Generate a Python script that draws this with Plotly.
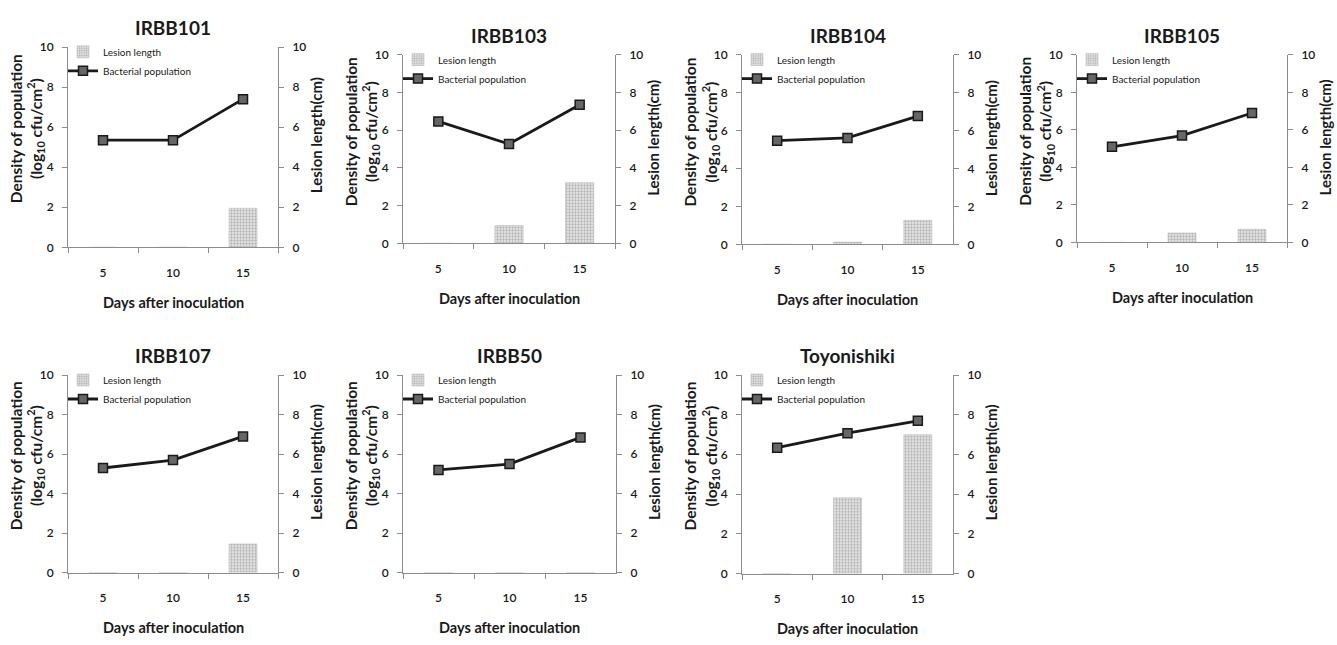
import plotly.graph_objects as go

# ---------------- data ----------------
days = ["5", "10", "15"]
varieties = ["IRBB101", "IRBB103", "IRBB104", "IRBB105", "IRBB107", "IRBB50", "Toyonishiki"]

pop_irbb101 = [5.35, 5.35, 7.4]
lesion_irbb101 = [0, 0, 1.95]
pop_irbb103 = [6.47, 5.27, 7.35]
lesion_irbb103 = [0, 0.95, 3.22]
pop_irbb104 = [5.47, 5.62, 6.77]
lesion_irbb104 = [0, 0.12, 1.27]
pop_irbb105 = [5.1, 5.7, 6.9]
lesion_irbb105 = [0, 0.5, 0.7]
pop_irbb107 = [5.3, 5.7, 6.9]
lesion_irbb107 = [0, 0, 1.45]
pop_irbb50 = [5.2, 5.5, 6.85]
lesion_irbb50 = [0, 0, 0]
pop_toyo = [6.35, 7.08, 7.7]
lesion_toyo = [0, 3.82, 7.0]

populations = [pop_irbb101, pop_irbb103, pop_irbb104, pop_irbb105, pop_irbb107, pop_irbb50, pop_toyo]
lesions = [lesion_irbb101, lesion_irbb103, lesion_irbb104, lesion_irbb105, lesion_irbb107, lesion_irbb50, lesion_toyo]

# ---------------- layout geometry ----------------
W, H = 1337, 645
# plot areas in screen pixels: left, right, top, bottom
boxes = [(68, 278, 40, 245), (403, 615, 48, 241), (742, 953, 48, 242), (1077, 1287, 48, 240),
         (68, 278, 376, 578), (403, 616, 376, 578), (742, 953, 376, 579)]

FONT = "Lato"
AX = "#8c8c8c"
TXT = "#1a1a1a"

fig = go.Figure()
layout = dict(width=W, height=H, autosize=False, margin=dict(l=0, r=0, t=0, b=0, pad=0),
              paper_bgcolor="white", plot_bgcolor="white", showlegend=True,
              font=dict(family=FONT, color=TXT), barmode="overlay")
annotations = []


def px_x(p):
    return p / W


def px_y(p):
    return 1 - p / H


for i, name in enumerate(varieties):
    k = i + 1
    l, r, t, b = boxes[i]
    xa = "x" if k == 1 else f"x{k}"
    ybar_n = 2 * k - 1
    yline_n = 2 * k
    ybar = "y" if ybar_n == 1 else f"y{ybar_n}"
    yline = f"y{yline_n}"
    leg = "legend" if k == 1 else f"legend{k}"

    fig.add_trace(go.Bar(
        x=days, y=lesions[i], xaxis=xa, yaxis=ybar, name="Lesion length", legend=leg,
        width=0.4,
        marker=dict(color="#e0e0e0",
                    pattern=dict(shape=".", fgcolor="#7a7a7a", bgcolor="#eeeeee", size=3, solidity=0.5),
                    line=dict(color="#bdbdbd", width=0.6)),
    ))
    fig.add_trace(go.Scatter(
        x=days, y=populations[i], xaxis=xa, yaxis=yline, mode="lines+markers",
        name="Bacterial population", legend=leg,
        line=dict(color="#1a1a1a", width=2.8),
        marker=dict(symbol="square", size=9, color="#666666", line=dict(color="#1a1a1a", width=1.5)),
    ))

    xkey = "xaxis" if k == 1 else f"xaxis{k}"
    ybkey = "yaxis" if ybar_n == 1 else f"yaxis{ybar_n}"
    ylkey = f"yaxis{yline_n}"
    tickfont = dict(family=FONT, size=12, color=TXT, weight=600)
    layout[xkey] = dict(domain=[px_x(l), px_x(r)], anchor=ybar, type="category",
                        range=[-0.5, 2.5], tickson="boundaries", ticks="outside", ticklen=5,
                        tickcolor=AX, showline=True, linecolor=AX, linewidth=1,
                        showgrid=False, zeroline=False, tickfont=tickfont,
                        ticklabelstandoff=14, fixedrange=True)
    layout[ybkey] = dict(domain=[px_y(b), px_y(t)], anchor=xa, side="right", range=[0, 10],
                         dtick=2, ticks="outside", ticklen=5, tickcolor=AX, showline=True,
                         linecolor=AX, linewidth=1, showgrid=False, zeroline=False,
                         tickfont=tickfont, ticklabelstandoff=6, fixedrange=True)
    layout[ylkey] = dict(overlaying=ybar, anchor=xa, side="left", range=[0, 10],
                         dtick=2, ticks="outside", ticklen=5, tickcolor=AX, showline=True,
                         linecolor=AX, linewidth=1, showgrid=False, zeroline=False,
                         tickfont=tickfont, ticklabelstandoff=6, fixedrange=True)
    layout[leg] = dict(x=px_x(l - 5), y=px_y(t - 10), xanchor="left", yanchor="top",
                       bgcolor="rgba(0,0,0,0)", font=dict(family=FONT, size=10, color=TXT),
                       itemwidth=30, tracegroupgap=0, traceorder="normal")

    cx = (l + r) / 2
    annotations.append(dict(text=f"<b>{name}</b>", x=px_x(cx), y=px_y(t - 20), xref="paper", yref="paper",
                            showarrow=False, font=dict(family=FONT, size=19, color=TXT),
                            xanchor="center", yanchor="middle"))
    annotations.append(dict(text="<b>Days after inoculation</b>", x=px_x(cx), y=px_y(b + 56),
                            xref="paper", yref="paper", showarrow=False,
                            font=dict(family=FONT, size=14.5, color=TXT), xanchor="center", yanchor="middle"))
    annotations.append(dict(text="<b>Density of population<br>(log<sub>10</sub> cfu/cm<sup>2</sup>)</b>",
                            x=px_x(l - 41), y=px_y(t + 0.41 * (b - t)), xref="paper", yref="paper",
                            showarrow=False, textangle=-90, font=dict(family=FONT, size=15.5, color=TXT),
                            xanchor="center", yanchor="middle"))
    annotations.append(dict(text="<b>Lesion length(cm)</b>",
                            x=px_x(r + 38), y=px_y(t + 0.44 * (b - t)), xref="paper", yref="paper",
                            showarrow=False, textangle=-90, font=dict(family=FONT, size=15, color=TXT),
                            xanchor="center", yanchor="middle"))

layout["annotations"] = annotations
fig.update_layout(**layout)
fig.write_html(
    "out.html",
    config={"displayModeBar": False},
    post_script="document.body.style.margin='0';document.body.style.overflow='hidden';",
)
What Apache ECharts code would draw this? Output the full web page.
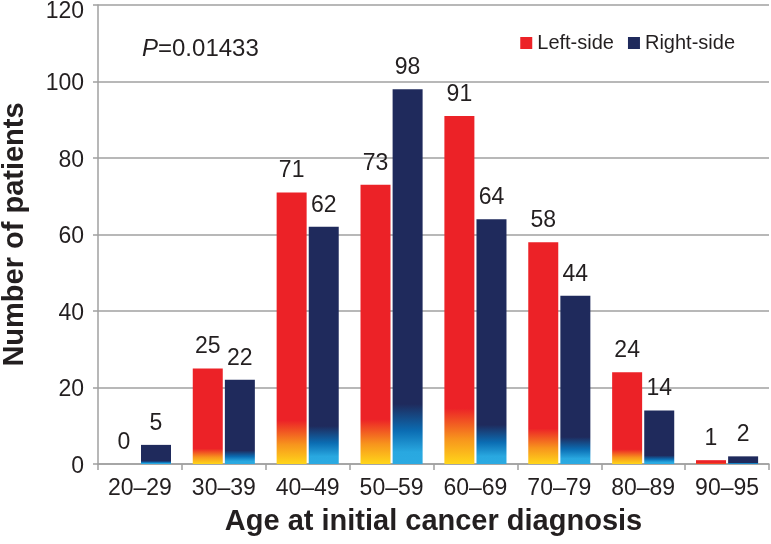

> **TASK OBJECTIVE**
Make an exact copy of the records shown above, without the pictures.

> **COMPLETED TASK**
Generate a Python script that draws this with Plotly.
import plotly.graph_objects as go

# ---------------- data ----------------
days = ["5", "10", "15"]
varieties = ["IRBB101", "IRBB103", "IRBB104", "IRBB105", "IRBB107", "IRBB50", "Toyonishiki"]

pop_irbb101 = [5.35, 5.35, 7.4]
lesion_irbb101 = [0, 0, 1.95]
pop_irbb103 = [6.47, 5.27, 7.35]
lesion_irbb103 = [0, 0.95, 3.22]
pop_irbb104 = [5.47, 5.62, 6.77]
lesion_irbb104 = [0, 0.12, 1.27]
pop_irbb105 = [5.1, 5.7, 6.9]
lesion_irbb105 = [0, 0.5, 0.7]
pop_irbb107 = [5.3, 5.7, 6.9]
lesion_irbb107 = [0, 0, 1.45]
pop_irbb50 = [5.2, 5.5, 6.85]
lesion_irbb50 = [0, 0, 0]
pop_toyo = [6.35, 7.08, 7.7]
lesion_toyo = [0, 3.82, 7.0]

populations = [pop_irbb101, pop_irbb103, pop_irbb104, pop_irbb105, pop_irbb107, pop_irbb50, pop_toyo]
lesions = [lesion_irbb101, lesion_irbb103, lesion_irbb104, lesion_irbb105, lesion_irbb107, lesion_irbb50, lesion_toyo]

# ---------------- layout geometry ----------------
W, H = 1337, 645
# plot areas in screen pixels: left, right, top, bottom
boxes = [(68, 278, 40, 245), (403, 615, 48, 241), (742, 953, 48, 242), (1077, 1287, 48, 240),
         (68, 278, 376, 578), (403, 616, 376, 578), (742, 953, 376, 579)]

FONT = "Lato"
AX = "#8c8c8c"
TXT = "#1a1a1a"

fig = go.Figure()
layout = dict(width=W, height=H, autosize=False, margin=dict(l=0, r=0, t=0, b=0, pad=0),
              paper_bgcolor="white", plot_bgcolor="white", showlegend=True,
              font=dict(family=FONT, color=TXT), barmode="overlay")
annotations = []


def px_x(p):
    return p / W


def px_y(p):
    return 1 - p / H


for i, name in enumerate(varieties):
    k = i + 1
    l, r, t, b = boxes[i]
    xa = "x" if k == 1 else f"x{k}"
    ybar_n = 2 * k - 1
    yline_n = 2 * k
    ybar = "y" if ybar_n == 1 else f"y{ybar_n}"
    yline = f"y{yline_n}"
    leg = "legend" if k == 1 else f"legend{k}"

    fig.add_trace(go.Bar(
        x=days, y=lesions[i], xaxis=xa, yaxis=ybar, name="Lesion length", legend=leg,
        width=0.4,
        marker=dict(color="#e0e0e0",
                    pattern=dict(shape=".", fgcolor="#7a7a7a", bgcolor="#eeeeee", size=3, solidity=0.5),
                    line=dict(color="#bdbdbd", width=0.6)),
    ))
    fig.add_trace(go.Scatter(
        x=days, y=populations[i], xaxis=xa, yaxis=yline, mode="lines+markers",
        name="Bacterial population", legend=leg,
        line=dict(color="#1a1a1a", width=2.8),
        marker=dict(symbol="square", size=9, color="#666666", line=dict(color="#1a1a1a", width=1.5)),
    ))

    xkey = "xaxis" if k == 1 else f"xaxis{k}"
    ybkey = "yaxis" if ybar_n == 1 else f"yaxis{ybar_n}"
    ylkey = f"yaxis{yline_n}"
    tickfont = dict(family=FONT, size=12, color=TXT, weight=600)
    layout[xkey] = dict(domain=[px_x(l), px_x(r)], anchor=ybar, type="category",
                        range=[-0.5, 2.5], tickson="boundaries", ticks="outside", ticklen=5,
                        tickcolor=AX, showline=True, linecolor=AX, linewidth=1,
                        showgrid=False, zeroline=False, tickfont=tickfont,
                        ticklabelstandoff=14, fixedrange=True)
    layout[ybkey] = dict(domain=[px_y(b), px_y(t)], anchor=xa, side="right", range=[0, 10],
                         dtick=2, ticks="outside", ticklen=5, tickcolor=AX, showline=True,
                         linecolor=AX, linewidth=1, showgrid=False, zeroline=False,
                         tickfont=tickfont, ticklabelstandoff=6, fixedrange=True)
    layout[ylkey] = dict(overlaying=ybar, anchor=xa, side="left", range=[0, 10],
                         dtick=2, ticks="outside", ticklen=5, tickcolor=AX, showline=True,
                         linecolor=AX, linewidth=1, showgrid=False, zeroline=False,
                         tickfont=tickfont, ticklabelstandoff=6, fixedrange=True)
    layout[leg] = dict(x=px_x(l - 5), y=px_y(t - 10), xanchor="left", yanchor="top",
                       bgcolor="rgba(0,0,0,0)", font=dict(family=FONT, size=10, color=TXT),
                       itemwidth=30, tracegroupgap=0, traceorder="normal")

    cx = (l + r) / 2
    annotations.append(dict(text=f"<b>{name}</b>", x=px_x(cx), y=px_y(t - 20), xref="paper", yref="paper",
                            showarrow=False, font=dict(family=FONT, size=19, color=TXT),
                            xanchor="center", yanchor="middle"))
    annotations.append(dict(text="<b>Days after inoculation</b>", x=px_x(cx), y=px_y(b + 56),
                            xref="paper", yref="paper", showarrow=False,
                            font=dict(family=FONT, size=14.5, color=TXT), xanchor="center", yanchor="middle"))
    annotations.append(dict(text="<b>Density of population<br>(log<sub>10</sub> cfu/cm<sup>2</sup>)</b>",
                            x=px_x(l - 41), y=px_y(t + 0.41 * (b - t)), xref="paper", yref="paper",
                            showarrow=False, textangle=-90, font=dict(family=FONT, size=15.5, color=TXT),
                            xanchor="center", yanchor="middle"))
    annotations.append(dict(text="<b>Lesion length(cm)</b>",
                            x=px_x(r + 38), y=px_y(t + 0.44 * (b - t)), xref="paper", yref="paper",
                            showarrow=False, textangle=-90, font=dict(family=FONT, size=15, color=TXT),
                            xanchor="center", yanchor="middle"))

layout["annotations"] = annotations
fig.update_layout(**layout)
fig.write_html(
    "out.html",
    config={"displayModeBar": False},
    post_script="document.body.style.margin='0';document.body.style.overflow='hidden';",
)
What Apache ECharts code would draw this? Output the full web page.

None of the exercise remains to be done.